As a Malaysian growing up just a half-hour's drive away from Kuala Lumpur, I am ashamed to say that I didn't visit the National Museum until I turned 22 (this is a literal fact, as I visited the museum on my birthday outing). Even so, better late than never! I admit that it was only after I came back from studying in Adelaide that I took a more active interest in museums and other tourist attractions in my own city, having been a long-term tourist myself in South Australia.
The National Museum, or Muzium Negara as it is known in Malay, has a story that reaches back to the year 1899 during the era of the British colonialisation. Back then, it was the Selangor Museum that stood on this spot, but the building's right wing and many artefacts were destroyed in 1945 due to bombings by the Allied Air Force. It wasn't until 14 years later that an architect by the name of Ho Kok Hoe was chosen to design the new museum, which now stands on the exact same location as the former Selangor Museum. The brand new National Museum was finally officiated on the 30 August 1963, just a day before Malaysia's 6th anniversary of independence.
Entry to the museum costs RM2 for adults and RM1 for senior citizens and the disabled, while children under 12 can enter for free. However, this price is reserved for Malaysian citizens. Foreigners must pay a RM5 entry for adults, while children between the ages of 6 and 12 are charged RM2. Kids younger than 6 can enter for free. There is also a special rate for secondary school students who are in their school uniforms - without the uniform, the entry stands at RM2.
In total there are five galleries at the museum - four are permanent all time exhibits, while the fifth is usually opened when there are special exhibitions going on (at the time of my visit, there was one on Masks of the World). Gallery A marked the beginning of our adventure into Malaysian history, travelling back in time to the earth's formation and moving gradually through prehistoric times in the Malay Archipelago.
Gallery A exhibits the prehistoric side of Malaysia.
Walking through the dimly lit gallery really brought back memories of my history textbook back in school. From earthenware to tools to skeletal remains (both actual and replicated), there is quite a lot to see here. There is even a replica of the Perak Man, a 11,000 years old human skeleton found 22 years ago in Lenggong Valley, Perak - his is the oldest human skeleton discovered in Malaysia.
The second gallery focuses on the Malay Kingdoms, a crucial backdrop of Malaysia's past. The Malay sultanate has its roots in Malacca (back then being a strategically located trading port) with the coming of Parameswara, who was later known as Sultan Iskandar Shah following his conversion to Islam. It was during the mid-15th century that Malacca experienced its glory years before its fall to the Portuguese Empire in 1511.
There is also an emphasis on the way Islam affected the traditions and culture of the era, as Malacca was seen as a center of Islam in the region. There is even an exhibit in the furthest end of the gallery that portrays the conversion of a Malay Sultan to Islam.
Gallery C: Colonial Era
A model replica of a ship belonging to the colonial powers.
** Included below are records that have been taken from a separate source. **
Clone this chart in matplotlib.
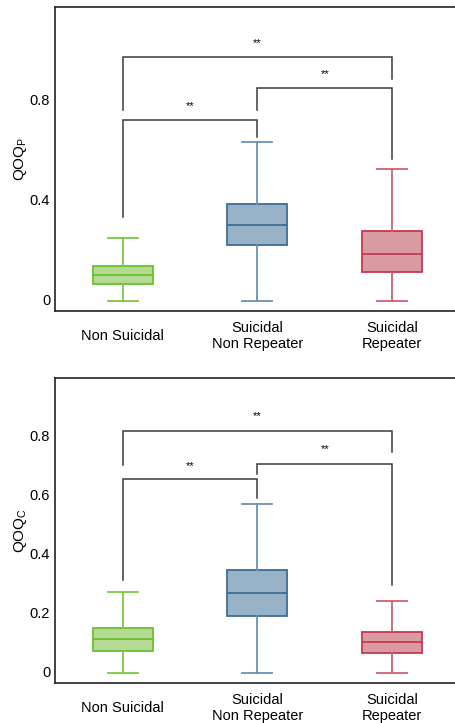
import matplotlib
matplotlib.use("Agg")
import matplotlib.pyplot as plt

plt.rcParams['font.family'] = ['Liberation Sans', 'DejaVu Sans']

groups = ['Non Suicidal', 'Suicidal\nNon Repeater', 'Suicidal\nRepeater']
edge_colors = ['#6cbf2c', '#3d6d95', '#c7394f']
whisker_colors = ['#7cc842', '#6893b6', '#d2606f']
fill_colors = ['#b4da94', '#98b3c7', '#d99aa2']

# QOQ_P box stats: low whisker, q1, median, q3, high whisker
p_low = [-0.004, -0.004, -0.004]
p_q1 = [0.064, 0.220, 0.111]
p_med = [0.101, 0.301, 0.183]
p_q3 = [0.137, 0.384, 0.277]
p_high = [0.249, 0.631, 0.523]

# QOQ_C box stats
c_low = [-0.005, -0.005, -0.005]
c_q1 = [0.070, 0.190, 0.063]
c_med = [0.112, 0.267, 0.100]
c_q3 = [0.150, 0.344, 0.134]
c_high = [0.270, 0.568, 0.240]

# significance brackets: (left group, right group, bar height, left leg end, right leg end, text height)
p_brackets = [(0, 1, 0.720, 0.333, 0.653, 0.776),
              (1, 2, 0.848, 0.760, 0.565, 0.903),
              (0, 2, 0.971, 0.760, 0.885, 1.029)]
c_brackets = [(0, 1, 0.652, 0.311, 0.588, 0.698),
              (1, 2, 0.705, 0.670, 0.294, 0.755),
              (0, 2, 0.816, 0.700, 0.744, 0.866)]


def draw_panel(ax, low, q1, med, q3, high, brackets, yticks, yticklabels, ylim, ylabel):
    stats = []
    for i in range(len(groups)):
        stats.append({'whislo': low[i], 'q1': q1[i], 'med': med[i],
                      'q3': q3[i], 'whishi': high[i], 'fliers': []})
    bp = ax.bxp(stats, positions=range(len(groups)), widths=0.445,
                capwidths=0.223, patch_artist=True, showfliers=False)
    for i in range(len(groups)):
        bp['boxes'][i].set_facecolor(fill_colors[i])
        bp['boxes'][i].set_edgecolor(edge_colors[i])
        bp['boxes'][i].set_linewidth(1.3)
        bp['medians'][i].set_color(edge_colors[i])
        bp['medians'][i].set_linewidth(1.3)
        for w in bp['whiskers'][2 * i:2 * i + 2]:
            w.set_color(whisker_colors[i])
            w.set_linewidth(1.3)
        for c in bp['caps'][2 * i:2 * i + 2]:
            c.set_color(whisker_colors[i])
            c.set_linewidth(1.3)

    for a, b, h, la, lb, th in brackets:
        ax.plot([a, a, b, b], [la, h, h, lb], color='#3a3a3a', lw=1.1,
                solid_joinstyle='miter')
        ax.text((a + b) / 2, th, '**', ha='center', va='center', fontsize=8)

    ax.set_xlim(-0.503, 2.5)
    ax.set_ylim(*ylim)
    ax.set_yticks(yticks)
    ax.set_yticklabels(yticklabels)
    ax.set_xticks(range(len(groups)))
    ax.set_xticklabels(groups, fontsize=10.5, va='center', linespacing=1.2)
    ax.tick_params(axis='y', length=0, pad=3.5, labelsize=10.5)
    ax.tick_params(axis='x', length=0, pad=18)
    ax.set_ylabel(ylabel, fontsize=11, labelpad=0.5)
    for s in ax.spines.values():
        s.set_color('#222222')
        s.set_linewidth(1.2)


fig = plt.figure(figsize=(4.55, 7.23), dpi=100)
ax1 = fig.add_axes([0.1209, 0.5699, 1.0095 - 0.1209, 0.9903 - 0.5699])
ax2 = fig.add_axes([0.1209, 0.0557, 1.0095 - 0.1209, 0.4768 - 0.0557])

draw_panel(ax1, p_low, p_q1, p_med, p_q3, p_high, p_brackets,
           [0, 0.4, 0.8], ['0', '0.4', '0.8'], (-0.044, 1.172), 'QOQ$_\\mathregular{P}$')
draw_panel(ax2, c_low, c_q1, c_med, c_q3, c_high, c_brackets,
           [0, 0.2, 0.4, 0.6, 0.8], ['0', '0.2', '0.4', '0.6', '0.8'], (-0.037, 0.995),
           'QOQ$_\\mathregular{C}$')

fig.savefig('out.png', dpi=100)
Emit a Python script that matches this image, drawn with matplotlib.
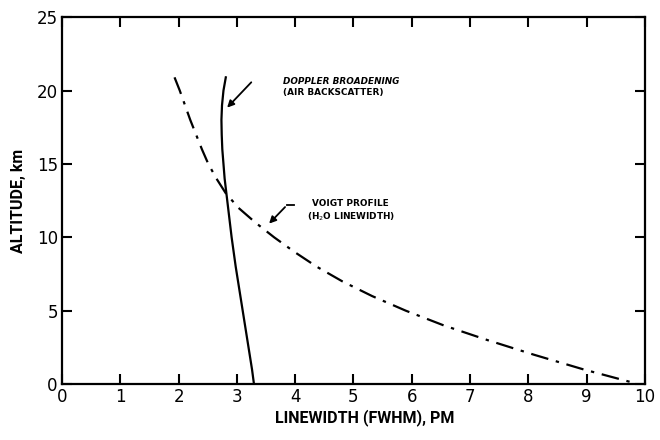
import matplotlib.pyplot as plt

# Voigt profile (H2O linewidth)
voigt_alt = [20.9, 20, 19, 18, 17, 16, 15, 14, 13, 12, 11, 10, 9, 8, 7, 6, 5, 4, 3, 2, 1, 0.15]
voigt_width = [1.93, 2.02, 2.11, 2.20, 2.30, 2.40, 2.51, 2.65, 2.81, 3.03, 3.32, 3.64,
               3.99, 4.37, 4.81, 5.32, 5.90, 6.55, 7.30, 8.10, 8.95, 9.75]

# Doppler broadening (air backscatter)
doppler_alt = [20.9, 20, 19, 18, 17, 16, 15, 14, 13, 12, 11, 10, 9, 8, 7, 6, 5, 4, 3, 2, 1, 0.1]
doppler_width = [2.81, 2.77, 2.745, 2.735, 2.74, 2.75, 2.77, 2.79, 2.82, 2.85, 2.88, 2.91,
                 2.945, 2.98, 3.02, 3.06, 3.10, 3.14, 3.18, 3.22, 3.26, 3.29]

x_ticks = list(range(0, 11))
y_ticks = [0, 5, 10, 15, 20, 25]

fig = plt.figure(figsize=(6.6, 4.4), dpi=100)
ax = fig.add_axes([0.094, 0.127, 0.883, 0.834])

ax.plot(doppler_width, doppler_alt, color='black', lw=1.6)
ax.plot(voigt_width, voigt_alt, color='black', lw=1.6, linestyle=(0, (8, 3.5, 1.5, 3.5)))

ax.set_xlim(0, 10)
ax.set_ylim(0, 25)
ax.set_xticks(x_ticks)
ax.set_yticks(y_ticks)
ax.tick_params(direction='in', top=True, right=True, length=7, width=1.5,
               labelsize=12, pad=3)
for s in ax.spines.values():
    s.set_linewidth(1.6)

ax.set_xlabel('LINEWIDTH (FWHM), PM', fontsize=11.5, fontweight='bold', family='Roboto')
ax.xaxis.set_label_coords(0.52, -0.068)
ax.set_ylabel('ALTITUDE, km', fontsize=11.5, fontweight='bold', family='Roboto')
ax.yaxis.set_label_coords(-0.062, 0.5)

# annotations
txt = dict(fontsize=6.4, fontweight='bold', family='DejaVu Sans', va='center')
ax.text(3.79, 20.6, 'DOPPLER BROADENING', fontstyle='italic', **txt)
ax.text(3.79, 19.9, '(AIR BACKSCATTER)', **txt)
ax.annotate('', xy=(2.80, 18.7), xytext=(3.28, 20.7),
            arrowprops=dict(arrowstyle='-|>', color='black', lw=1.3,
                            mutation_scale=10))

ax.text(4.29, 12.3, 'VOIGT PROFILE', **txt)
ax.text(4.20, 11.4, '(H$_2$O LINEWIDTH)', **txt)
ax.annotate('', xy=(3.52, 10.8), xytext=(3.86, 12.2),
            arrowprops=dict(arrowstyle='-|>', color='black', lw=1.3,
                            mutation_scale=10))
ax.plot([3.86, 3.98], [12.2, 12.2], color='black', lw=1.3)

fig.savefig('out.png', dpi=100)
The third gallery had the most interesting layout in my opinion - as you walk through the exhibits, you will wander through large replicas of forts and structures set up by the Dutch and British during their respective periods of colonialism in Malaya, Sabah and Sarawak.
This gallery boasts a number of fort replicas incorporated into its layout.
The Malay Archipelago was considered prime land all these centuries ago, mainly for the natural resources that were in high demand at the time. Tin, for instance was a huge moneymaker during the Industrial Revolution, while having control of the trade routes in the area gave the rulers a significant amount of power. Pictured above is one of the tin mining dredges constructed to meet the high demand of tin internationally.
There is supposed to be a fourth indoor exhibit called 'Malaysia Today'. Unfortunately, it was closed for renovation works during the time of my visit, so I couldn't go in and take a look. According to the museum website, the gallery focuses on the formation of Malaysia and her independence from foreign rule.
Take the time to explore the area around the main building, as there are even some gravestone replicas and a small wooden kampung house on stilts. I didn't take any pictures of those unfortunately, which just gives you even more reason to drop by for a visit yourself!
The museum is definitely a must-see for both locals and tourists, giving a pretty comprehensive idea of Malaysia's past and how she got to where she is today. There are free guided tours at 10 am every day ... and as this month of August marks the country's 56th year of independence, what better time is there to visit and relive the history of the land?